Flexural Behavior of MoSiBTiC Alloy Fabricated by Laser Additive Manufacturing

Abstract

This paper focuses on characterizing the flexural behavior of a TiC-added Mo-Si-B alloy (MoSiBTiC alloy), which is one of the promising ultra-high temperature materials for aerospace applications, fabricated by additive manufacturing (AM) using the laser powder bed fusion (L-PBF) process. The specimens for flexure tests were prepared from the L-PBF-processed MoSiBTiC alloy blocks before and after hot isostatic pressing (HIP) at 1600 °C and 1700 °C. Four-point bending tests were carried out at room temperature, and the effect of HIP treatments on the mechanical response of the L-PBF-processed MoSiBTiC alloy was examined. The elastic moduli were determined by taking account of the difference in the tensile and compressive stress-strain behaviors.

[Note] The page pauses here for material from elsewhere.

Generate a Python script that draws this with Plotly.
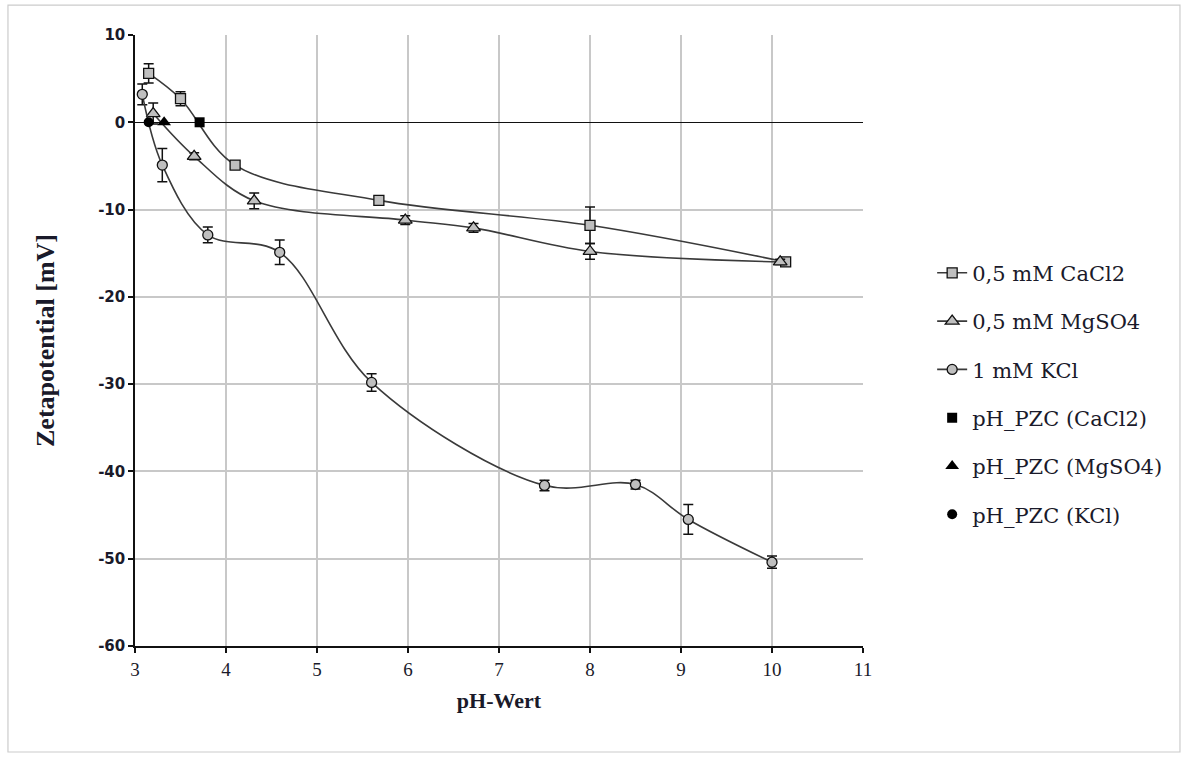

The L-PBF-processed MoSiBTiC alloy specimens exhibited different responses when loaded in tension and compression, and the HIP treatments tended to reduce the difference between the tensile and compressive Young’s moduli. In addition, the HIP conditions led to elastic and strength properties that were superior to the as-built specimen. The relationships between microstructure features and macroscale performance were discussed for the L-PBF-processed MoSiBTiC alloy in the as-built and HIP conditions.